Im Rahmen des Corpus Fontium Historiae Byzantinae erscheinen regelmäßig auch Briefausgaben wie die hier vorzustellende Edition der Sammlungen des Theodoros von Kyzikos aus dem 10. Jahrhundert. Über das Leben des Epistolographen ist nur wenig bekannt: Nach einer guten Ausbildung in Konstantinopel wirkte er während der Amtszeit des Patriarchen Theophylaktos (938–956) an der Hagia Sophia in der Hauptstadt. Von 941 bis 959 war er in Kyzikos ungern Bischof und versuchte 958/959 gemeinsam mit dem Kaiser Konstantinos VII. (944–959) erfolglos gegen die Bestellung des Patriarchen Polyeuktos (956–970) zu intrigieren; er wurde daraufhin nach Nikaia exiliert, wo sich seine Spuren verlieren. Erhalten geblieben sind neben den Briefen Verse über die acht Modi der byzantinischen Musik und ein Enkomion auf den Heiligen Blasios.

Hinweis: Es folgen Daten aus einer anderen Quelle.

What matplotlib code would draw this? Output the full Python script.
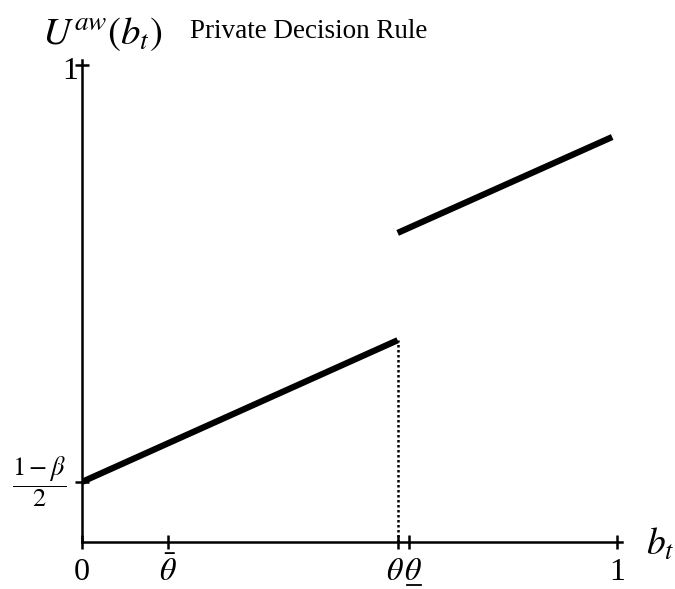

Tziatzi-Papagianni, ausgewiesene Philologin1, unterzog sich der mühsamen Nachkollationen der vier Handschriften des Briefœuvres des Metropoliten (Athos Laura Omega 126 und Vindobonensis graecus 3242; nur kleine Teile im Baroccianus graecus 131 und Vaticanus graecus 924; Beschreibung derselben auf S. 20*–51*). Die Ordnung der Sammlung vom Berg Athos ist chronologisch (33 Briefe), bei dem Wiener Textzeugen (59 Briefe) lässt sich keine logische Abfolge erkennen. Dazu kommen verstreute Briefe von (einer in der Sammlung des Symeon Magistros) und an Theodoros (zwei von Theodoros von Nikaia sowie fünf anonyme Schreiben), die die Editorin in einer Appendix zusammenfasst.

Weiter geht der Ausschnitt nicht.